Friday, October 10, 2014

Slower Housing Sales Forecast Long-Term Stability

Sales of newly built homes plunged 14.5 percent between February and March, federal agencies reported on Wednesday.

Housing is growing slower than it has in past recoveries, but that may be a temporary slowdown rather than an indicator of long-term weakness in the sector, much the same as jobs have been slow to recover because of a lack of confidence in the economy, analysts say.
Sales of newly built homes plunged 14.5 percent between February and March, and were down 13.3 percent compared to March 2013, federal agencies reported on Wednesday.
Existing home sales also dropped 0.2 percent between February and March ​to a sales rate 7.5 percent below the pace that occurred in March 2013, according to the National Association of Realtors. That sales volume remained the lowest since July 2012, and current sales are ​“underperforming by historical standards,” a news release from the NAR said​.
“There really should be stronger levels of home sales given our population growth,” NAR chief economist Lawrence Yun said. “In contrast, price growth is rising faster than historical norms because of inventory shortages.”
The average home price increased 0.6 percent between January and February, the Federal Housing Finance Agency reported on Tuesday, continuing a three-month trend of price increases despite the harsh winter weather that damaged other sectors of the economy, including job growth.
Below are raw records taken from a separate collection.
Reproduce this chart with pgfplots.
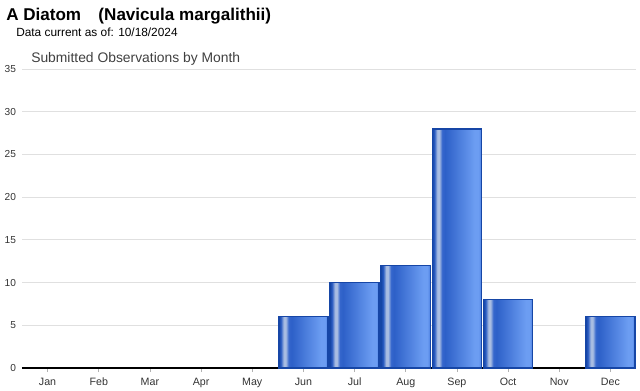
\documentclass[border=0pt]{standalone}
\usepackage{fontspec}
\setmainfont{Liberation Sans}
\usepackage{pgfplots}
\pgfplotsset{compat=1.18}
\definecolor{edgeblue}{HTML}{1646A6}
\definecolor{gridgray}{HTML}{E0E0E0}
\definecolor{bA}{HTML}{2A5CC2}
\definecolor{bHL}{HTML}{A9BDE2}
\definecolor{bB}{HTML}{3566CC}
\definecolor{bC}{HTML}{2D60C8}
\definecolor{bD}{HTML}{6C9DF2}
\definecolor{bE}{HTML}{4A7EE0}
\pgfdeclarehorizontalshading{barshade}{100bp}{%
  color(0bp)=(edgeblue);
  color(25bp)=(edgeblue);
  color(27bp)=(bA);
  color(30bp)=(bHL);
  color(32bp)=(bHL);
  color(35bp)=(bB);
  color(38bp)=(bC);
  color(68bp)=(bD);
  color(72bp)=(bD);
  color(75bp)=(bE);
  color(100bp)=(bE)}
\pgfplotsset{roundbar/.style={draw=edgeblue, line width=1.1pt, shading=barshade}}
\begin{document}
\begin{tikzpicture}[x=1pt,y=1pt]
\path[use as bounding box] (0,0) rectangle (480,292.5);
\node[anchor=base west,font=\bfseries\fontsize{12.8}{14}\selectfont,inner sep=0pt] at (4.5,276.75) {A Diatom\hspace{13pt}(Navicula margalithii)};
\node[anchor=base west,font=\fontsize{8.9}{10}\selectfont,inner sep=0pt] at (12,264.75) {Data current as of: 10/18/2024};
\node[anchor=base west,font=\fontsize{10.4}{12}\selectfont,text=black!75,inner sep=0pt] at (23.25,245.25) {Submitted Observations by Month};
\begin{axis}[
  at={(16.5pt,16.5pt)}, anchor=south west,
  scale only axis, width=460.5pt, height=224.25pt,
  xmin=-0.5, xmax=11.5, ymin=0, ymax=35,
  ytick={0,5,...,35},
  xtick={0,...,11},
  xticklabels={Jan,Feb,Mar,Apr,May,Jun,Jul,Aug,Sep,Oct,Nov,Dec},
  axis x line*=bottom, axis y line*=left,
  y axis line style={draw=none},
  x axis line style={black, line width=1.1pt},
  ymajorgrids, grid style={gridgray, line width=0.6pt},
  ytick style={draw=none},
  xtick style={draw=black!30, line width=0.5pt},
  xtick align=outside, major tick length=3pt,
  tick label style={font=\fontsize{7.6}{9}\selectfont, text=black!80},
  xticklabel style={font=\fontsize{8}{10}\selectfont, yshift=-1pt},
  yticklabel style={xshift=-1pt},
  /pgf/number format/assume math mode=true,
  ybar, bar width=0.96, bar shift=0pt,
]
\addplot[roundbar] coordinates {(5,6)};
\addplot[roundbar] coordinates {(6,10)};
\addplot[roundbar] coordinates {(7,12)};
\addplot[roundbar] coordinates {(8,28)};
\addplot[roundbar] coordinates {(9,8)};
\addplot[roundbar] coordinates {(11,6)};
\end{axis}
\end{tikzpicture}
\end{document}
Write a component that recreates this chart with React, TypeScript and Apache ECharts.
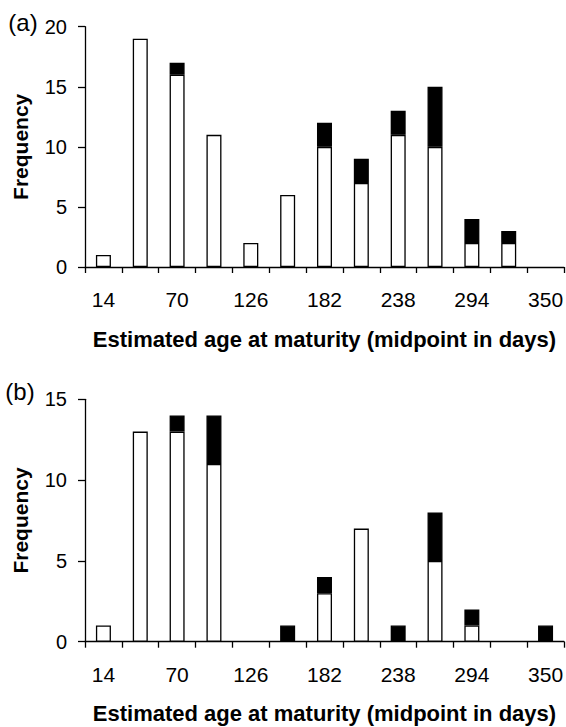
import React, { useEffect, useRef } from "react";
import * as echarts from "echarts";

const categories = ["14", "42", "70", "98", "126", "154", "182", "210", "238", "266", "294", "322", "350"];
const aWhite = [1, 19, 16, 11, 2, 6, 10, 7, 11, 10, 2, 2, 0];
const aBlack = [0, 0, 1, 0, 0, 0, 2, 2, 2, 5, 2, 1, 0];
const bWhite = [1, 13, 13, 11, 0, 0, 3, 7, 0, 5, 1, 0, 0];
const bBlack = [0, 0, 1, 3, 0, 1, 1, 0, 1, 3, 1, 0, 1];
const panelLetters = ["(a)", "(b)"];
const yMax = [20, 15];
const xTitle = "Estimated age at maturity (midpoint in days)";
const yTitle = "Frequency";

const FONT = "'Liberation Sans', Arial, Helvetica, sans-serif";

export default function App() {
  const ref = useRef<HTMLDivElement>(null);
  useEffect(() => {
    if (!ref.current) return;
    const chart = echarts.init(ref.current, null, { renderer: "svg" });
    const nz = (arr: number[]) => arr.map((v) => (v === 0 ? "-" : v));
    const grids = [
      { left: 85, top: 26.7, width: 481, height: 240.3 },
      { left: 85, top: 399.3, width: 481, height: 242.4 },
    ];
    const xAxes = grids.map((_, i) => ({
      type: "category",
      gridIndex: i,
      data: categories,
      boundaryGap: true,
      axisLine: { lineStyle: { color: "#000", width: 1.3 } },
      axisTick: { show: true, length: 6, interval: 0, alignWithLabel: false, lineStyle: { color: "#000", width: 1.3 } },
      axisLabel: { interval: 1, margin: 22, color: "#000", fontSize: 21, fontFamily: FONT },
      name: xTitle,
      nameLocation: "middle",
      nameGap: 61,
      nameTextStyle: { color: "#000", fontSize: 22, fontWeight: "bold", fontFamily: FONT },
    }));
    const yAxes = grids.map((_, i) => ({
      type: "value",
      gridIndex: i,
      min: 0,
      max: yMax[i],
      interval: 5,
      splitLine: { show: false },
      axisLine: { show: true, lineStyle: { color: "#000", width: 1.3 } },
      axisTick: { show: true, length: 7, lineStyle: { color: "#000", width: 1.3 } },
      axisLabel: { margin: 18, color: "#000", fontSize: 20, fontFamily: FONT },
      name: yTitle,
      nameLocation: "middle",
      nameGap: 54,
      nameTextStyle: { color: "#000", fontSize: 21, fontWeight: "bold", fontFamily: FONT },
    }));
    const mk = (data: number[], idx: number, black: boolean, stack: string) => ({
      type: "bar",
      xAxisIndex: idx,
      yAxisIndex: idx,
      stack,
      data: nz(data),
      barWidth: 15,
      itemStyle: black
        ? { color: "#000", borderColor: "#000", borderWidth: 1.3 }
        : { color: "#fff", borderColor: "#000", borderWidth: 1.3 },
    });
    chart.setOption({
      animation: false,
      backgroundColor: "#fff",
      grid: grids,
      xAxis: xAxes,
      yAxis: yAxes,
      series: [
        mk(aWhite, 0, false, "a"),
        mk(aBlack, 0, true, "a"),
        mk(bWhite, 1, false, "b"),
        mk(bBlack, 1, true, "b"),
      ],
      graphic: [
        {
          type: "text",
          left: 8.3,
          top: 10,
          style: { text: panelLetters[0], fill: "#000", font: `24px ${FONT}` },
        },
        {
          type: "text",
          left: 5.3,
          top: 379,
          style: { text: panelLetters[1], fill: "#000", font: `24px ${FONT}` },
        },
      ],
    });
    return () => chart.dispose();
  }, []);
  return <div ref={ref} style={{ position: "absolute", left: 0, top: 0, width: 566, height: 727 }} />;
}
House prices for February rose 6.9 percent compared with the same month in 2013, the government reported. Home prices have been booming the past couple of years, as a 0.1 percent decrease in November 2013 ended a 21-month trend of price increases that began in February 2012. The previously reported 0.5 percent increase in January was revised downward to 0.4 percent.
New homes are being built, but consumers are not buying in part because confidence in the economy was badly damaged by the unemployment rate and weakening of the mortgage system that occurred during the Great Recession​, says David Blitzer, managing director at S&P Dow Jones Indices. The pace of housing price increases will likely decrease during 2014, however, allowing consumers to catch up, Blitzer predicts.
“It’s no joke when people say the last recession was the worst thing since the Great Depression,” Blitzer says. “It’s going to be a few years before we get back to normal in the housing market.” 
Graph depicting percent change in housing prices over time from 2000 to 2014.
This slowdown in sales will eventually create a more stable market, says Brad McMillan, chief investment officer at Commonwealth Financial Network, noting that the historic ratio of supply and demand for homes predicts slower price growth.
“Prices should continue to increase in real terms,” McMillan said separately in an investor note. “As we learned [between 2008 and 2009] long-term, double-digit price increases lead to a bubble, something we don’t need to revisit.”
Poor home sales may not persuade the Federal Reserve to postpone raising interest rates beyond 2015, McMillan says. The central bank may be willing to begin raising interest rates from near zero “in early 2015, as opposed to mid- to late 2015 as some others have speculated,” McMillan predicts.